• What the task asks: Exactly the lines between the line containing "Write a web" and the line containing "const titleText = 'Fluence", together with those two lines, are to be output.

start

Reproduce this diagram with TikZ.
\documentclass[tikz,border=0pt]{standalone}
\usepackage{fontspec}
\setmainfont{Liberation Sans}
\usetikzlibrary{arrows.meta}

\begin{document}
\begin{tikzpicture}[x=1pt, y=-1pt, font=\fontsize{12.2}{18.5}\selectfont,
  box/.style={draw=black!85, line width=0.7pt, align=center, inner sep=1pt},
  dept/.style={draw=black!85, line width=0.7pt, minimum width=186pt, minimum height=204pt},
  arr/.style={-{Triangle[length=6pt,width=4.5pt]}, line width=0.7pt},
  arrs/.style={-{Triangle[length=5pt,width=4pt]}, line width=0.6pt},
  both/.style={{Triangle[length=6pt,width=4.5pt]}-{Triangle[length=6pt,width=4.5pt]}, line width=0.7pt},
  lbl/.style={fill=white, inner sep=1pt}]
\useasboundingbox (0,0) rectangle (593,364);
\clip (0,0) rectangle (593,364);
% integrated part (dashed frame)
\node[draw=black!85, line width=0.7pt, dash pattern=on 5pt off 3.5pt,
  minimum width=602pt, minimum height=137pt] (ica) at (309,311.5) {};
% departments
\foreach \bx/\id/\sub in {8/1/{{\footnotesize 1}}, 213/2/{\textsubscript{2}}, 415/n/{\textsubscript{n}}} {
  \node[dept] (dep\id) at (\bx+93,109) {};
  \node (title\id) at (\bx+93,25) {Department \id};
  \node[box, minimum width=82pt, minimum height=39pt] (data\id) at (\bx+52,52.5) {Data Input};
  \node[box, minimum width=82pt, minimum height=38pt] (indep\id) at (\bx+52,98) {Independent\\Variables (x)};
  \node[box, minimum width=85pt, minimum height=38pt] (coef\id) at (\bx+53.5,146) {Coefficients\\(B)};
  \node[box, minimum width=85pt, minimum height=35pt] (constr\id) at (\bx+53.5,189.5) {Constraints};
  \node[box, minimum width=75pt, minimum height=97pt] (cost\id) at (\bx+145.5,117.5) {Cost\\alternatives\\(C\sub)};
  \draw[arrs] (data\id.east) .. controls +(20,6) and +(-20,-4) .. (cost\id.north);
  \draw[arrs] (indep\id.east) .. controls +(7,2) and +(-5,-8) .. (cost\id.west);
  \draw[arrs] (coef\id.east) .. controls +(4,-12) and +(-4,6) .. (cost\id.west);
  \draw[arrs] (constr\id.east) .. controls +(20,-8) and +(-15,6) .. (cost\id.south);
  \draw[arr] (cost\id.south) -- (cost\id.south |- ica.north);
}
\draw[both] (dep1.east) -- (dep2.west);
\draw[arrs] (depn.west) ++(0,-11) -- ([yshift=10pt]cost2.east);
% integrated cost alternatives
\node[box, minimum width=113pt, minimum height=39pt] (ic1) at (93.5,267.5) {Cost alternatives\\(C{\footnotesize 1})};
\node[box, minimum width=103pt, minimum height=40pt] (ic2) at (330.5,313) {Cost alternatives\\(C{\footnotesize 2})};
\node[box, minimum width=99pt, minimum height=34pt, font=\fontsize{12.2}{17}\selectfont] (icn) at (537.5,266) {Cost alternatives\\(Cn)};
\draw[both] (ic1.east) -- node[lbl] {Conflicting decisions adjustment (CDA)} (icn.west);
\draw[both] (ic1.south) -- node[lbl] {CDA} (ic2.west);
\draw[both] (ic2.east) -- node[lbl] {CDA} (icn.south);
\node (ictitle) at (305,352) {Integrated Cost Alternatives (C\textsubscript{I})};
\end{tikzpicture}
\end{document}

end
start

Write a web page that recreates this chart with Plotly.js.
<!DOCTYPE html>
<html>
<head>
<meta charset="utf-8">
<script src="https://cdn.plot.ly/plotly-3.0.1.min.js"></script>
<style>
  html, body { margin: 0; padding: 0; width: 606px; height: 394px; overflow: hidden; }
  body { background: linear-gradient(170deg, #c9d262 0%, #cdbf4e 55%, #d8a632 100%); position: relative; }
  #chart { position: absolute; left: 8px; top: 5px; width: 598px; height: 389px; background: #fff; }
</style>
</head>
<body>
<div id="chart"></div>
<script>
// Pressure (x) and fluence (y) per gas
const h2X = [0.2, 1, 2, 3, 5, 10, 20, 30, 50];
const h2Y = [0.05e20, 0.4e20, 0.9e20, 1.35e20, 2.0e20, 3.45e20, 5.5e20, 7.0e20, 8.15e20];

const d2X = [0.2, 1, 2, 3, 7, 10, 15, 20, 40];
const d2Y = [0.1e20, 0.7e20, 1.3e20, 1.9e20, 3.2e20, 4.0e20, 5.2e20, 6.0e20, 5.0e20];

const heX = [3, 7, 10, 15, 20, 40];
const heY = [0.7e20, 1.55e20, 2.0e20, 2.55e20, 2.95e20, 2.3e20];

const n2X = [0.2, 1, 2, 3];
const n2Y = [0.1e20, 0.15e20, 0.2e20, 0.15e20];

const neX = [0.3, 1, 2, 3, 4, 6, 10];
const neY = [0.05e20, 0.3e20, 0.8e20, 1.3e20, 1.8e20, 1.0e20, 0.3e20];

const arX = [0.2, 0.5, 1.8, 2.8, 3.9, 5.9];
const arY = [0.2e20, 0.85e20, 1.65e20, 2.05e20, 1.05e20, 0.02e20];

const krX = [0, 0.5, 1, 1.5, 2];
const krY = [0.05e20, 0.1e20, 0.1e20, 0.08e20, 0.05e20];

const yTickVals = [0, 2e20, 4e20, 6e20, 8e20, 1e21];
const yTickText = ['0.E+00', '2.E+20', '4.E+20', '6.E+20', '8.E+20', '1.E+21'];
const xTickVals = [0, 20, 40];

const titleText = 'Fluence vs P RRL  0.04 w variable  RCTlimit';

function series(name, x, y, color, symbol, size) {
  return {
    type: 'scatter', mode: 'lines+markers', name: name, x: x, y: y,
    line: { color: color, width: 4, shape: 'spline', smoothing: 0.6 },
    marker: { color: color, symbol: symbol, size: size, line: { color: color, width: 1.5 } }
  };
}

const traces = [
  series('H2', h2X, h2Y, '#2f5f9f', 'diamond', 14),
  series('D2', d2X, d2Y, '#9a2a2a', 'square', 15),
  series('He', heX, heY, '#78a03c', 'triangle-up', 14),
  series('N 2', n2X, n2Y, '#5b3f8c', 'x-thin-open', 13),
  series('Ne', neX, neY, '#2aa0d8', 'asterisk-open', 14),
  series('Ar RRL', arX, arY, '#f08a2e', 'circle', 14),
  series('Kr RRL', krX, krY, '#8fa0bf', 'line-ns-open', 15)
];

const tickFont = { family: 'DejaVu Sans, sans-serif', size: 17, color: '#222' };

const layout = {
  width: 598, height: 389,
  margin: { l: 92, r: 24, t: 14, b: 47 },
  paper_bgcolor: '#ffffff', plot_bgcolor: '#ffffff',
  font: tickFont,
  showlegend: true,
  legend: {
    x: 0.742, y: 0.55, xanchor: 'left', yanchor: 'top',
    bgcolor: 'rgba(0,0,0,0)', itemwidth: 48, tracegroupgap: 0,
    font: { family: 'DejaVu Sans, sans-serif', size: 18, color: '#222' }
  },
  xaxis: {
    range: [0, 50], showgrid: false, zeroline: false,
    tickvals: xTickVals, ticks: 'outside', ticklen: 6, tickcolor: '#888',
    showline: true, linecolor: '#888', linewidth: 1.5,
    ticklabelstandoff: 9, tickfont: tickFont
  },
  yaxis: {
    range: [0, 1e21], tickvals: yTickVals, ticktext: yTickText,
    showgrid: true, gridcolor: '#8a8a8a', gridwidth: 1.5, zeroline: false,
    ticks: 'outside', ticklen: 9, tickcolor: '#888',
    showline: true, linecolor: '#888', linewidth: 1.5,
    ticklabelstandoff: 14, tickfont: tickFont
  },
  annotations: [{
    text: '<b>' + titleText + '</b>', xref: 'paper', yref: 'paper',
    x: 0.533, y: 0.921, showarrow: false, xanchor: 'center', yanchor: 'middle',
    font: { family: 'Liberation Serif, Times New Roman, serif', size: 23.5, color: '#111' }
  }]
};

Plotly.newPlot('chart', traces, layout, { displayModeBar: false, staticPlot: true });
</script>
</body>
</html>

end

• Solution for this exercise:
Write a web page that recreates this chart with Plotly.js.
<!DOCTYPE html>
<html>
<head>
<meta charset="utf-8">
<script src="https://cdn.plot.ly/plotly-3.0.1.min.js"></script>
<style>
  html, body { margin: 0; padding: 0; width: 606px; height: 394px; overflow: hidden; }
  body { background: linear-gradient(170deg, #c9d262 0%, #cdbf4e 55%, #d8a632 100%); position: relative; }
  #chart { position: absolute; left: 8px; top: 5px; width: 598px; height: 389px; background: #fff; }
</style>
</head>
<body>
<div id="chart"></div>
<script>
// Pressure (x) and fluence (y) per gas
const h2X = [0.2, 1, 2, 3, 5, 10, 20, 30, 50];
const h2Y = [0.05e20, 0.4e20, 0.9e20, 1.35e20, 2.0e20, 3.45e20, 5.5e20, 7.0e20, 8.15e20];

const d2X = [0.2, 1, 2, 3, 7, 10, 15, 20, 40];
const d2Y = [0.1e20, 0.7e20, 1.3e20, 1.9e20, 3.2e20, 4.0e20, 5.2e20, 6.0e20, 5.0e20];

const heX = [3, 7, 10, 15, 20, 40];
const heY = [0.7e20, 1.55e20, 2.0e20, 2.55e20, 2.95e20, 2.3e20];

const n2X = [0.2, 1, 2, 3];
const n2Y = [0.1e20, 0.15e20, 0.2e20, 0.15e20];

const neX = [0.3, 1, 2, 3, 4, 6, 10];
const neY = [0.05e20, 0.3e20, 0.8e20, 1.3e20, 1.8e20, 1.0e20, 0.3e20];

const arX = [0.2, 0.5, 1.8, 2.8, 3.9, 5.9];
const arY = [0.2e20, 0.85e20, 1.65e20, 2.05e20, 1.05e20, 0.02e20];

const krX = [0, 0.5, 1, 1.5, 2];
const krY = [0.05e20, 0.1e20, 0.1e20, 0.08e20, 0.05e20];

const yTickVals = [0, 2e20, 4e20, 6e20, 8e20, 1e21];
const yTickText = ['0.E+00', '2.E+20', '4.E+20', '6.E+20', '8.E+20', '1.E+21'];
const xTickVals = [0, 20, 40];

const titleText = 'Fluence vs P RRL  0.04 w variable  RCTlimit';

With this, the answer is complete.